[AIM OF THE EXERCISE]:
Only the lines starting at the one with "Rebuild this chart" and ending at the one with "fig = go.Figure()" should be copied, exactly and with both ends kept.

--- START OF GIVEN DATA ---

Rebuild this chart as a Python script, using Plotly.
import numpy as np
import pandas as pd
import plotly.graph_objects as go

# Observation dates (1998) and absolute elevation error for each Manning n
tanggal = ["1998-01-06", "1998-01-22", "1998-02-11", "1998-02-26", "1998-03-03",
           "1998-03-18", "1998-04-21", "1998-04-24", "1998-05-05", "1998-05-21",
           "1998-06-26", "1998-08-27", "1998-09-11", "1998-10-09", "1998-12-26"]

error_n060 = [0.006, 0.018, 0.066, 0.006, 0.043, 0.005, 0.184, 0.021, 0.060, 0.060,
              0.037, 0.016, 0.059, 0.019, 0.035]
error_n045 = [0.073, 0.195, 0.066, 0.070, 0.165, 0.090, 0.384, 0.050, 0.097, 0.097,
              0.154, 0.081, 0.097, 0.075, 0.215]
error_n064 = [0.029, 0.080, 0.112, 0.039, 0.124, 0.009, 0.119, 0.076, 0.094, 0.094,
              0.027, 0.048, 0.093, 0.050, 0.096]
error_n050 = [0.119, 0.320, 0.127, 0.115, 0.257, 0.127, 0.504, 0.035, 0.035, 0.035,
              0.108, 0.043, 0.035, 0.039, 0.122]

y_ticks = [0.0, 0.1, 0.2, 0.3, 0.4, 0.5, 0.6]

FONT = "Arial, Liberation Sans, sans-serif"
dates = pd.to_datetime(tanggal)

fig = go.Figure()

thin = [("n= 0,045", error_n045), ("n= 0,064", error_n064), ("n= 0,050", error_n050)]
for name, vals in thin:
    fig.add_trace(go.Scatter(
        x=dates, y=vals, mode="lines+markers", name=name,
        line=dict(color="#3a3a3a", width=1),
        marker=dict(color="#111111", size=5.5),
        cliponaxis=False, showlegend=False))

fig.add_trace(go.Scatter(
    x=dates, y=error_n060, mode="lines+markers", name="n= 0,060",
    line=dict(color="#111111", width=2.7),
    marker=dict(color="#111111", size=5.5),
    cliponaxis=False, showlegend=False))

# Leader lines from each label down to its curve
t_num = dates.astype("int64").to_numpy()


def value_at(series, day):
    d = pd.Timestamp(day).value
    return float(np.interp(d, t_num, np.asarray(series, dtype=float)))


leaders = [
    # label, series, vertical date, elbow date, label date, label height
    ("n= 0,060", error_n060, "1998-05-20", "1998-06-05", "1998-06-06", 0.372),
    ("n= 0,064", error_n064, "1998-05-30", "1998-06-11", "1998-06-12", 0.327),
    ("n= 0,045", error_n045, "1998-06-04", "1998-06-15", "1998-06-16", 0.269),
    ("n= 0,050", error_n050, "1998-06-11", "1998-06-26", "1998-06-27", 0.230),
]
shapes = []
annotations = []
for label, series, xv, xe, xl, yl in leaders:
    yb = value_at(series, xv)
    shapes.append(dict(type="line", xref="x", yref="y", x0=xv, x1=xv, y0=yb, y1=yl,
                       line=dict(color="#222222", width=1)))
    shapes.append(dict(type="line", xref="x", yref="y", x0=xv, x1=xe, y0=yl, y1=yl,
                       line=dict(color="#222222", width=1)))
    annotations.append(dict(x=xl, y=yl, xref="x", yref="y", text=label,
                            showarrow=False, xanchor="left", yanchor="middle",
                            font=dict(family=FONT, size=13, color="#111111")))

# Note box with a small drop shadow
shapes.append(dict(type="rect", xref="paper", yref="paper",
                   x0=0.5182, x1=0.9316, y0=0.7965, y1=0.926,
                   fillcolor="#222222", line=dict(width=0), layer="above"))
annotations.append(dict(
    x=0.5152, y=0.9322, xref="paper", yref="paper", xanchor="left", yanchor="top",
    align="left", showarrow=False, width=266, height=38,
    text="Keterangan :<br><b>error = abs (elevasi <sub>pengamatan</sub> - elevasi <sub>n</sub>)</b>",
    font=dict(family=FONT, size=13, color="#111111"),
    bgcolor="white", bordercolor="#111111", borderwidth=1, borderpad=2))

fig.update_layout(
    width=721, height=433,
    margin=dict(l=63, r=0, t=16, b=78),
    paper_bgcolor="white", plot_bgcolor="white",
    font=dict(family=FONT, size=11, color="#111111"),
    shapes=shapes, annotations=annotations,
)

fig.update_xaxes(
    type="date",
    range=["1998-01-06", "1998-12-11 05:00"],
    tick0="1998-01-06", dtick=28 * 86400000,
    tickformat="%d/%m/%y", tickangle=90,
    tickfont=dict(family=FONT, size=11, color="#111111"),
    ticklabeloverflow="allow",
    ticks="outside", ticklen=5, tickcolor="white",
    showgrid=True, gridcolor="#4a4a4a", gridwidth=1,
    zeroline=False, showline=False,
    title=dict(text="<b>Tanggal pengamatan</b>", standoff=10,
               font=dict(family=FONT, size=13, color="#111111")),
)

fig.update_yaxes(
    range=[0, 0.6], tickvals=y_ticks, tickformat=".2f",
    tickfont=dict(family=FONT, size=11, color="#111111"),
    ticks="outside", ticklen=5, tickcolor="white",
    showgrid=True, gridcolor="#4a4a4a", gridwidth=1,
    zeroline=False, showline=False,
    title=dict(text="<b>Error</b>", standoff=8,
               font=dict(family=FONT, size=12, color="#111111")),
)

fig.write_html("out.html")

--- END OF GIVEN DATA ---
--- START OF GIVEN DATA ---

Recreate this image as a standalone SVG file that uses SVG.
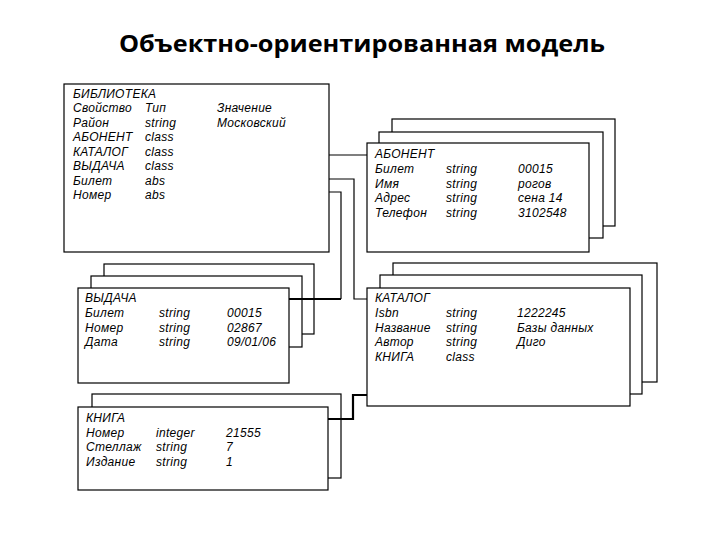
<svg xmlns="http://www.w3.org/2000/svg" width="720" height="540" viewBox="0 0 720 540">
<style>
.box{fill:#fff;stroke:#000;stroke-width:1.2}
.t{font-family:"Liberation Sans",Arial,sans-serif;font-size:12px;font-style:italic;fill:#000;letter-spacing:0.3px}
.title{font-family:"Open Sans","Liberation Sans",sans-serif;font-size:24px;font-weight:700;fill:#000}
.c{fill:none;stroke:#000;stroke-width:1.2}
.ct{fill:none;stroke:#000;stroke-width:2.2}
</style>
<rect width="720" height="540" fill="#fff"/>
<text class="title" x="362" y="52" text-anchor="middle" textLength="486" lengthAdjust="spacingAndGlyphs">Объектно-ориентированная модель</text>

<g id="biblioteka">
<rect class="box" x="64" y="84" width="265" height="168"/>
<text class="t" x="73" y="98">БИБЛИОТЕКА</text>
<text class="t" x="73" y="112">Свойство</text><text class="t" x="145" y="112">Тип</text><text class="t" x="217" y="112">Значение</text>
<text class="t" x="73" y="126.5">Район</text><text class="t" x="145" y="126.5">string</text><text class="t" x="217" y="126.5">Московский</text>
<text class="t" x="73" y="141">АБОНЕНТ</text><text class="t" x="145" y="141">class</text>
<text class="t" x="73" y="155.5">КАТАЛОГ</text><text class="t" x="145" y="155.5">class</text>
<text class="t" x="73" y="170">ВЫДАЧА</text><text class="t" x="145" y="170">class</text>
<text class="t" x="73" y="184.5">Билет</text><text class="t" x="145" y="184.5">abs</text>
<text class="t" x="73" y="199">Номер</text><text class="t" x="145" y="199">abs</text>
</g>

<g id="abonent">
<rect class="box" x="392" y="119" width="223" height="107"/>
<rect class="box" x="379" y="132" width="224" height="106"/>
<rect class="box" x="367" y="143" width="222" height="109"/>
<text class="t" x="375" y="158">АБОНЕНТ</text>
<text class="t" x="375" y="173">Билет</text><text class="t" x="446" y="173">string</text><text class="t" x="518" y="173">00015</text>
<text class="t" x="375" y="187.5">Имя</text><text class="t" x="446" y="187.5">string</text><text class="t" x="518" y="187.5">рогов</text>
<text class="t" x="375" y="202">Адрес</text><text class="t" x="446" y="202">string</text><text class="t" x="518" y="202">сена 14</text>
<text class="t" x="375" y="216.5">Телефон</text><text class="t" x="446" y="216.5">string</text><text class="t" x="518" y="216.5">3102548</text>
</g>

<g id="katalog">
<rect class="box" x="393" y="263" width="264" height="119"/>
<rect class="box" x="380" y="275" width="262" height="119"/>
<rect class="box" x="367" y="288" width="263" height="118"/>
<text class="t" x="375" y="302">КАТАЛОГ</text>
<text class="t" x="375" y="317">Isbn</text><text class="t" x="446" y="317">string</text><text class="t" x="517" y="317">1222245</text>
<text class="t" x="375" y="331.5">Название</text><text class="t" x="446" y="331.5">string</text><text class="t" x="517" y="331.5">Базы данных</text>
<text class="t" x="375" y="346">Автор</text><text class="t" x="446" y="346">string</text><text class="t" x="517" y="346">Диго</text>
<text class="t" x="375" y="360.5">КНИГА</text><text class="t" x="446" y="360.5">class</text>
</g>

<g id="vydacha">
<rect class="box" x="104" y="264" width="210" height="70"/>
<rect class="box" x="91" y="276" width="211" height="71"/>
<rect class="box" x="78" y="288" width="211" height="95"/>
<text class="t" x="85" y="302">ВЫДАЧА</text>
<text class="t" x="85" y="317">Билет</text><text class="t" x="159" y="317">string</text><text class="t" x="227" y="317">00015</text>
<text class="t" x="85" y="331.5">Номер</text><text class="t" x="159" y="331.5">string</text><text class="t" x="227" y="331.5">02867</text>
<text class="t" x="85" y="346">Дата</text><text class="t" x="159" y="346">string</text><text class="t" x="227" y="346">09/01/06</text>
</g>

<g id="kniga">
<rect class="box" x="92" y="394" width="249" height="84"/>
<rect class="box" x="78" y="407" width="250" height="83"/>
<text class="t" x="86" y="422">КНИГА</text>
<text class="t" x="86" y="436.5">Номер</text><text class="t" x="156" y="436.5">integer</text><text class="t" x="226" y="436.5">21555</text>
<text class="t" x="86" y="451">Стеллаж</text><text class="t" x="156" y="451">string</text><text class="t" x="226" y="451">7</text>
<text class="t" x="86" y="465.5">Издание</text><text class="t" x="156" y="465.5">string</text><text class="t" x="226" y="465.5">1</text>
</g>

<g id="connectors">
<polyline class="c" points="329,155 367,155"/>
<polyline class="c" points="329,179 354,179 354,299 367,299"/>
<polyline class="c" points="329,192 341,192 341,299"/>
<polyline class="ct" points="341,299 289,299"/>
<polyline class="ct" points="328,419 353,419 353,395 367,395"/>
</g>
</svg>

--- END OF GIVEN DATA ---

[CORRECT RESULT]:
Rebuild this chart as a Python script, using Plotly.
import numpy as np
import pandas as pd
import plotly.graph_objects as go

# Observation dates (1998) and absolute elevation error for each Manning n
tanggal = ["1998-01-06", "1998-01-22", "1998-02-11", "1998-02-26", "1998-03-03",
           "1998-03-18", "1998-04-21", "1998-04-24", "1998-05-05", "1998-05-21",
           "1998-06-26", "1998-08-27", "1998-09-11", "1998-10-09", "1998-12-26"]

error_n060 = [0.006, 0.018, 0.066, 0.006, 0.043, 0.005, 0.184, 0.021, 0.060, 0.060,
              0.037, 0.016, 0.059, 0.019, 0.035]
error_n045 = [0.073, 0.195, 0.066, 0.070, 0.165, 0.090, 0.384, 0.050, 0.097, 0.097,
              0.154, 0.081, 0.097, 0.075, 0.215]
error_n064 = [0.029, 0.080, 0.112, 0.039, 0.124, 0.009, 0.119, 0.076, 0.094, 0.094,
              0.027, 0.048, 0.093, 0.050, 0.096]
error_n050 = [0.119, 0.320, 0.127, 0.115, 0.257, 0.127, 0.504, 0.035, 0.035, 0.035,
              0.108, 0.043, 0.035, 0.039, 0.122]

y_ticks = [0.0, 0.1, 0.2, 0.3, 0.4, 0.5, 0.6]

FONT = "Arial, Liberation Sans, sans-serif"
dates = pd.to_datetime(tanggal)

fig = go.Figure()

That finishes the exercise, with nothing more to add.